De rechtbank verklaart het beroep ongegrond.
Deze uitspraak is gedaan door mr. drs. J.J.P. Bosman, rechter, in aanwezigheid van mr. M.J.J. Roks, griffier.
De beslissing is uitgesproken in het openbaar en bekendgemaakt op:
Informatie over hoger beroep
Een partij die het niet eens is met deze uitspraak, kan een hogerberoepschrift sturen naar de Afdeling bestuursrechtspraak van de Raad van State (hierna: de Afdeling) waarin wordt uitgelegd waarom deze partij het niet eens is met deze uitspraak. Het hogerberoepschrift moet worden ingediend binnen vier weken na de dag waarop deze uitspraak is verzonden. Kan de indiener de behandeling van het hoger beroep niet afwachten, omdat de zaak spoed heeft, dan kan de indiener de voorzieningenrechter van de Afdeling vragen om een voorlopige voorziening (een tijdelijke maatregel) te treffen.

Voetnoten

1.Verdrag tot bescherming van de Rechten van de Mens en de fundamentele vrijheden.

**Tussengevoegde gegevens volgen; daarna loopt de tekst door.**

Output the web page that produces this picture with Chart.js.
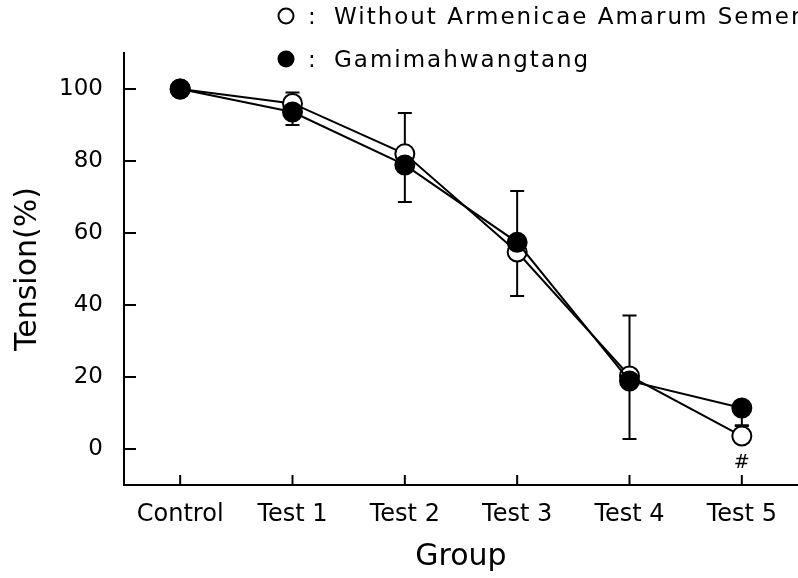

2.Zie het arrest van het EHRM van 17 februari 2009,
3.Zie het arrest van het EHRM van 17 januari 2012,
4.Zie onder meer het arrest van het EHRM van 29 juni 1992,
5.Verwezen wordt onder andere naar de uitspraken van de Afdeling bestuursrechtspraak van de Raad van State van 3 augustus 2012, ECLI:NL:RVS:2012:4060, van 14 juli 2016, ECLI:NL:RVS:2016:2070, en van 25 juli 2018, ECLI:NL:RVS:2018:2533.